The formal garden at the palace of Swartzengen was almost as spectacular as the one at Versailles. In a magnificent sarcophagus on the altar of the Cathedral of Bamberg are the remains of the only Pope outside of the Vatican. In Bamberg, I discovered a great beer unique to that town called routbier that has a rich, dusky tang like smoke. It has to be tasted to be appreciated. The tour was memorable, made even more unforgettable by a vegetable called spargel -- a rare, seasonal white asparagus. I happened to be there at the height of spargel season. As an honored guest of constantly changing hosts, this prized delicacy was served to me at almost every dinner at each stop. As a good guest, I enjoyed the spargel until it almost grew out of my ears. The welcome was generous and warmly embracing. Glowing memories of my tour of Germany will be with me forever. My heartiest appreciations to all of the good people at each of the military communities I visited for their grand hospitality. And a special note of thanks to Sharon Yelder of the U.S. Department of Defense in Germany. She is the indefatigable problem-solver who initiated the idea of my visit and coordinated the entire trip with grace and skill.

Wherever I go, there are communities of Star Trek friends as well. I had visited Mannheim less than six months ago for a Star Trek convention but there we were together again - organized by dear Sylvia Strybuc.

This was another wonderful opportunity to enjoy a convivial Saturday evening with old friends and new fans. Roger Hofstetter and friends even drove in from Basel, Switzerland, to join us. It was wonderful.

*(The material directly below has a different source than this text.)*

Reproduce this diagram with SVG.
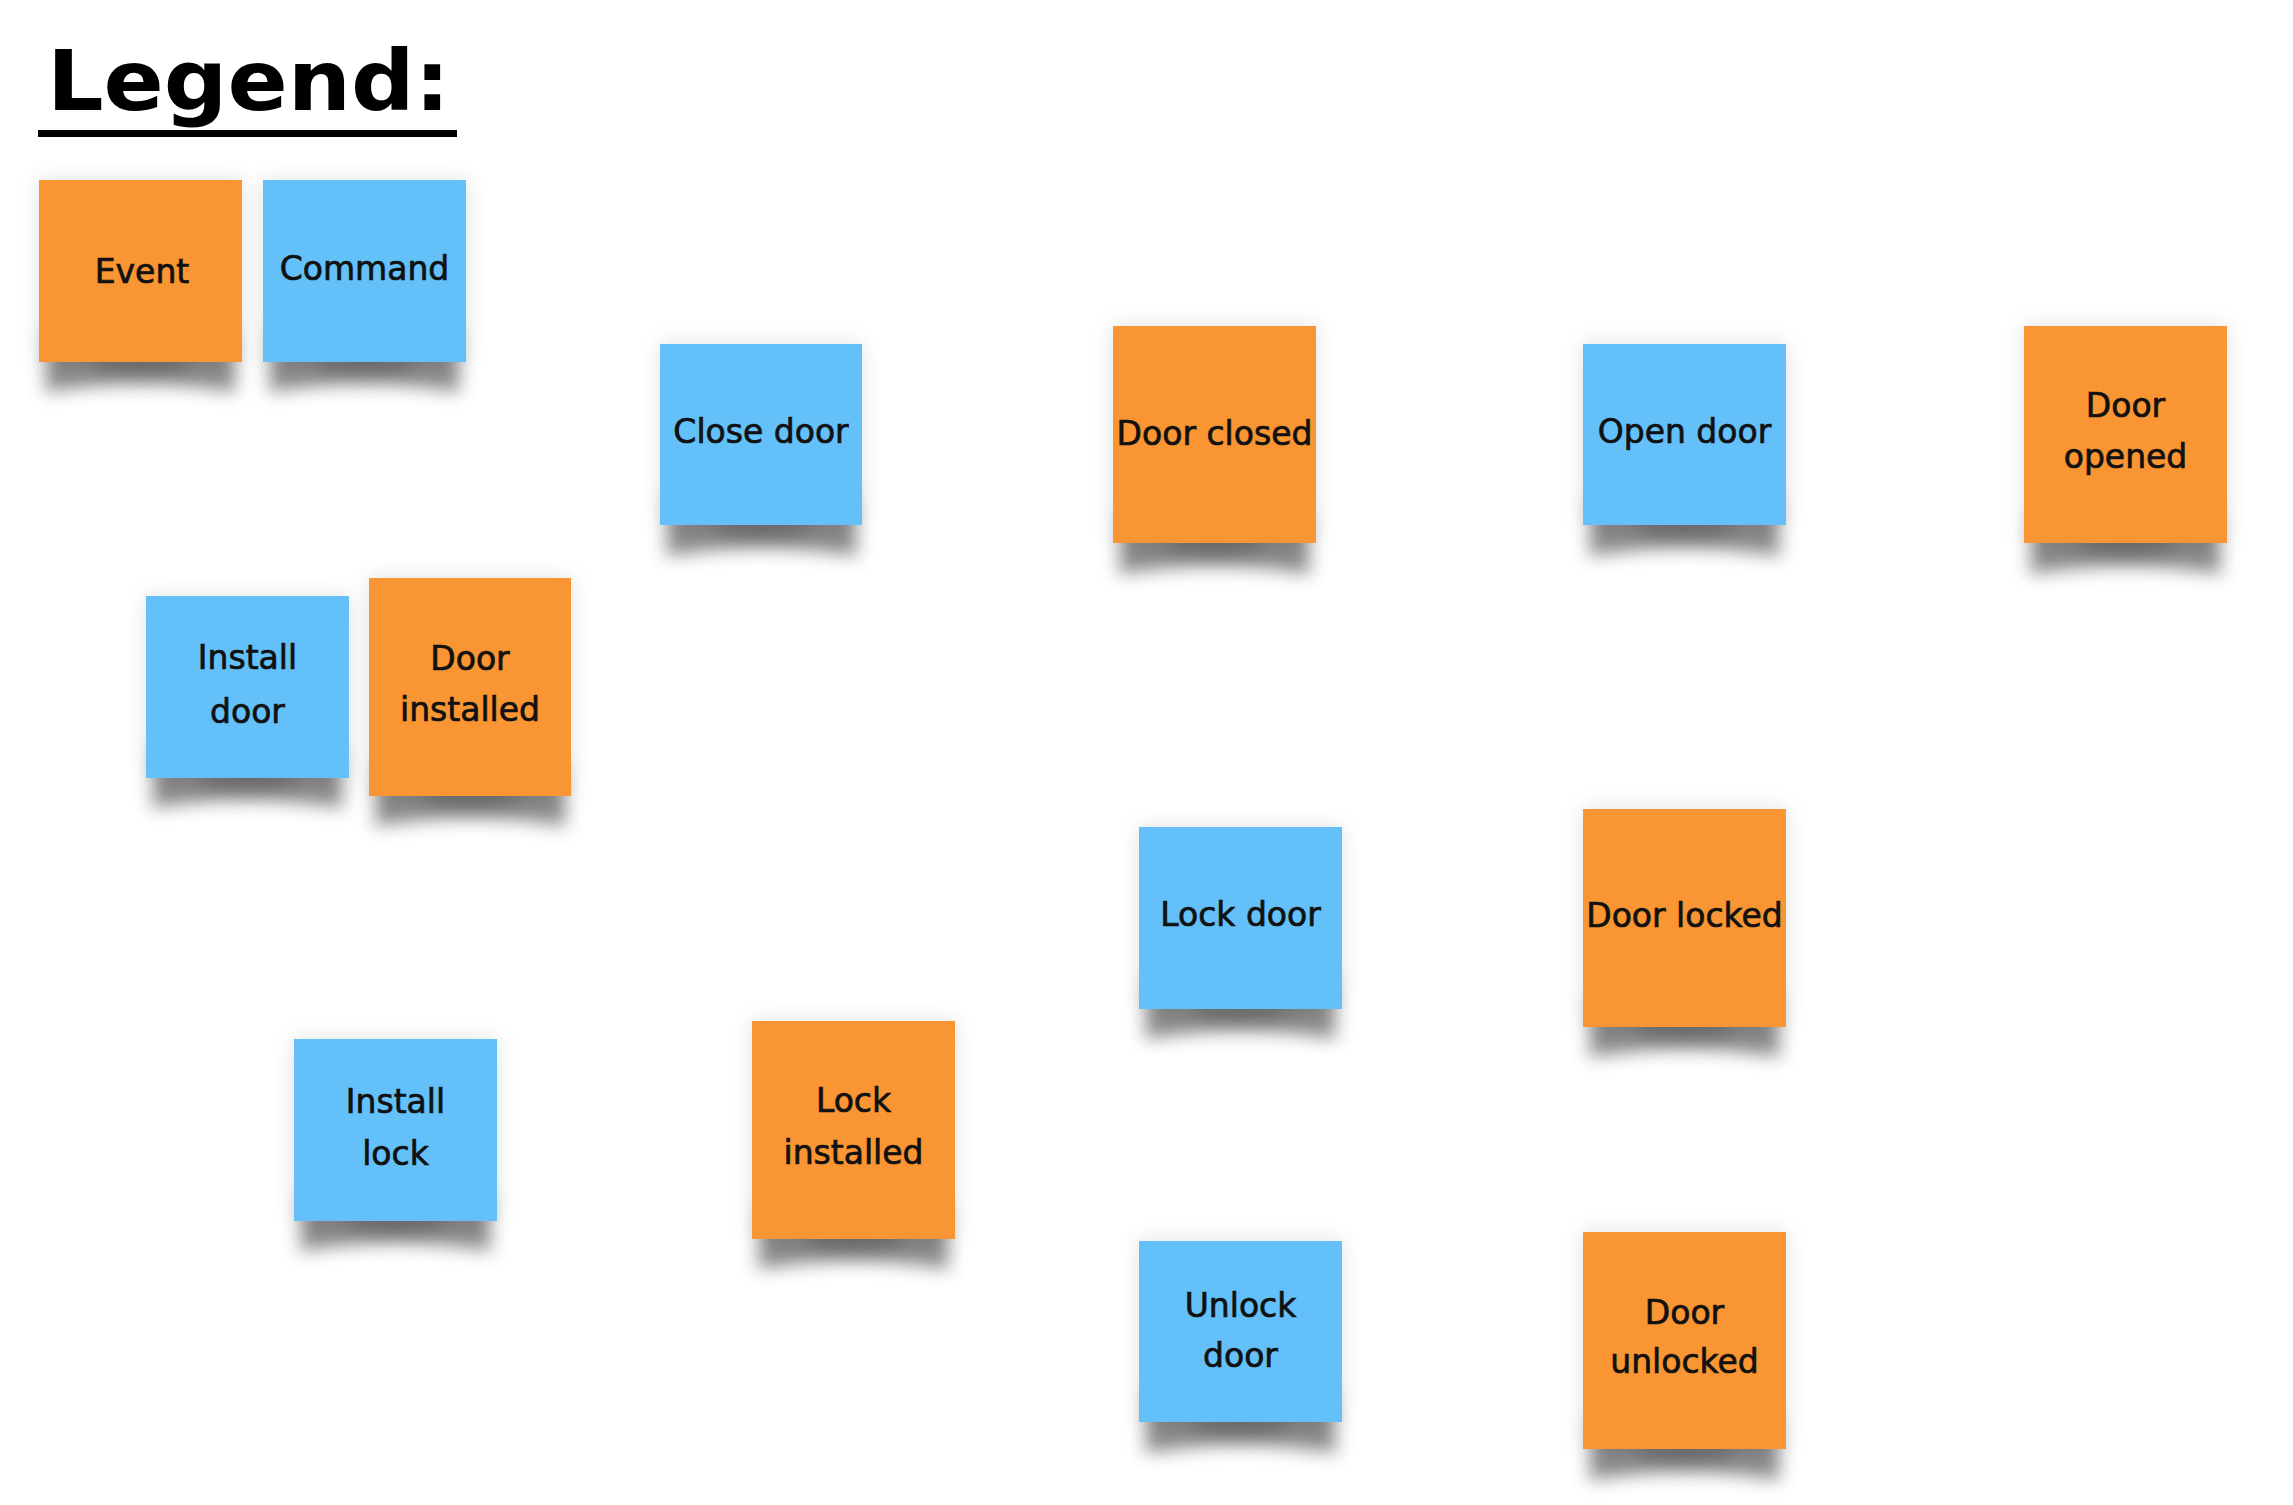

At the end of my military tour, I gave myself a few days in Munich. Filip Krejcik, a friend who lives not far from Munich, picked me up for a visit to his village, Deggendorf. He had even arranged for a guide from the city tourist bureau. Deggendorf is a charming, formerly walled village with an historic Rathaus or city hall. We climbed the ancient stone steps of the Rathaus spire to its very top. We saw the quarters of the keeper of the spire who rang the old city bell. The view from his window was panoramic.

From the medieval spire of the Rathaus, we strolled through the village down to the primordial flow of the great river of Europe, the Danube. A lone sculler was practicing on the fast-flowing water. That evening, we had a specially prepared dinner at Filip's new restaurant called Vis a Vis. It was salmon served with that special recurring treat, spargel -- another unforgettable dining experience.

One day of my stay in Munich was spent at a somber historic landmark nearby - the concentration camp at Dachau. Today, it is a museum of the inconceivable horrors that went on there. At the entrance is a wrought iron gate with the words, "Arbeit macht frei" - work makes you free - shaped in iron into it. Two of the barracks that housed the prisoners have been rebuilt. The others are only indicated by the row after row of the concrete foundations that remain. The gas showers and the crematorium remain chillingly as they were right beside each other. The main administration building, which also housed the kitchen and washroom, is the principal exhibit area. It is hard to walk through the displays of such barbarous inhumanity. I learned that the concentration camp was built in 1933 as a prison initially for the political opponents of the Nazis.

Then the gypsies were rounded up, followed by the homosexuals, then the religious leaders. It was after "kristallnacht," - the night of the anti-Jewish rampage in November 1938 - that the Jews began to be brought to Dachau. It was a sobering reminder that injustice against any isolated minority, no matter how distant and unrelated, becomes a menace to me. In the climate of terrorist anxiety today, we must be mindful that the threat to the civil liberties of Arab Americans also becomes an assault on me. It is, as well, a threat to the fundamental ideals of America. As I viewed the exhibit at Dachau, I understood profoundly why we Americans celebrate Asian Pacific American heritage in the month of May and observe the heritage of other groups throughout the year. We are all connected. Out of the dark lessons of history, I hope we can forge a brighter tomorrow.